Each of these inclusions are unflattering to the appearance of the gem.
How Inclusions Affect the Durability of a Diamond
The locations of the inclusions also affect the durability of a diamond. Huge feather inclusions that are located near the girdle of a diamond, are vulnerable to cracking and chipping. Diamonds with this type of inclusion flaw are given a lower clarity grading by gemological institutions like GIA (Gemological Institute of America) and AGS (American Gem Society).
Although inclusions near the girdle can be covered up by prongs, it’ll also lead to additional mechanical stress, thereby weakening the diamond further.

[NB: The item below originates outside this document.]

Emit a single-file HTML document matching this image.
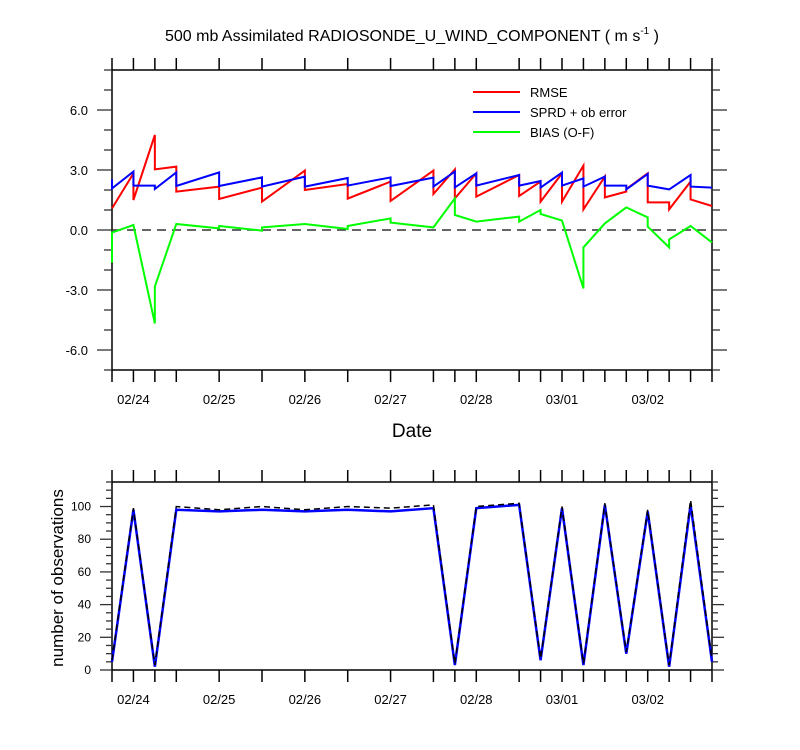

Chip inclusions can be caused by a poorly done setting process. Handling of the diamond by an inexperienced jeweler or stone cutter is another reason. This type of inclusions can result in severe damage during any unguarded movement of the diamond.
Which Inclusions Should You Avoid?
Since attention is generally focused towards the centre of an object, inclusions that are located on the table facet can be marked easily. They’re very unappealing to the eye.
Although there are several types of inclusions and the visibility depends on the type of inclusion present, huge feathers, carbon crystals or black dots and chips are the worst type of inclusions. You should avoid buying diamonds with these inclusions.
The location or position of the inclusions in a diamond will impact the resale value of the stone. When you go to sell your diamond, all factors including the inclusions, carat and colour will be taken into consideration for its value estimation. It’s important that a diamond is eye clean (the inclusions can’t be seen with naked eye) and within the VS (Very Slightly Included) range for its worth as a smart investment.